Easements are not given to every owner of land but are created by specific human acts or incidents. They are acquired restrictions. of the complete rights of ownership, while natural rights are themselves part of the complete rights of property. Easements also arise from the restrictions of these natural rights but in such a case the natural right is not extinguished but only suspended and revives on the extinction of the easement. Easements are rights in addition to the ordinary and natural rights of property.

Distinction between an easement and a license

An easement is also to be distinguished from a license. A license is merely a permission granted for doing some thing upon the land of the grantor which would in the absence of such permission be unlawful. A license is not appurtenant to any land and except in certain cases, can be revoked at the pleasure of the grantor. An easement is attached to land and, except when a right is reserved in this behalf, cannot be revoked by the grantor. A license is not transferable except when it is to attend a place of public entertainment but an easement passes along with the transfer of the dominant heritage.

Distinction between an easement and a profit a prendre

The distinction between easements and profits a prendre is peculiar to English law. According to it the dominant owner is not entitled to take anything from the soil of the servient heritage except water. Such a right is distinct from an easement and is called a profit a prendre. The definition of an easement given in section 4 of the Indian Easements Act includes profits also within the meaning of that term.

Easements distinguished from customary rights

A customary right is a public right belonging to no particular individual but to all those who inhabit a particular locality or belong to a class of persons entitled to the benefit and is not appurtenant to any land. An easement is a private right belonging to some particular individual or individuals in respect of his or their land.
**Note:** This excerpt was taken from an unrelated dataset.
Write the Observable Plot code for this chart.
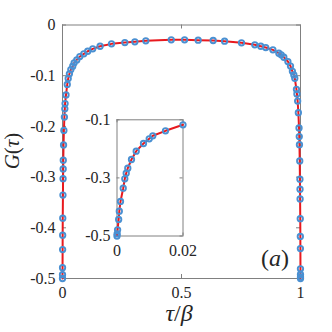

For example, a right to burn the Holi or to have horse-races on another’s land is a customary right because such right belongs to the public of a certain place and not to any particular individuals, moreover, it is not annexed to any land. On the other hand, a customary easement, for instance, an easement of privacy, though based on custom, is not a customary right as every owner of a house in a particular locality has a right, in respect of his house, that his neighbour shall not, by opening new windows, invade his privacy and the right is his private right not shared with others.

Note: A right of a section of the Mohammedan Community in a village to bury their dead in the field of another has been held to be a customary right and not an easement but this right resembles the right of a tenant who, according to the custom of a village, by cultivating land in that village acquires a right to graze his cattle on the common pasture. Vide ill. (a) of S. 18. For, we can similarly argue that every Mohammedan by occupying a house in a certain village, in respect of his house, acquires a right to bury his dead in a particular field. If it is said that such right is not an advantage to the occupation of a house, the answer is that “beneficial enjoyment” also includes “possible convenience” and “remote advantage”, and it is certainly convenient to the occupant of a house to be able to bury his dead somewhere not far from his house.

Easements distinguished from rights in gross

An easement is a right which the owner or the occupier of certain land posses as such for the beneficial enjoyment of that land. A right which is not connected with or is not a benefit to the property for which it is claimed is not an easement. A public right of way is a right in gross and not an easement. A right to catch fish in another’s tank is not an easement unless the fish when caught is used for the benefit of the occupants of a dominant heritage. Similarly a right to dig stones from another's quarry will be an easement when only so much is taken as is needed for the dominant estate and not when it is taken for selling. Hence, where a so-called easement has no connection with the enjoyment of a particular heritage it is a right in gross, i.e., a personal right and not an easement. An easement can never be in gross and this expression which is sometimes used in respect of easements is a misnomer.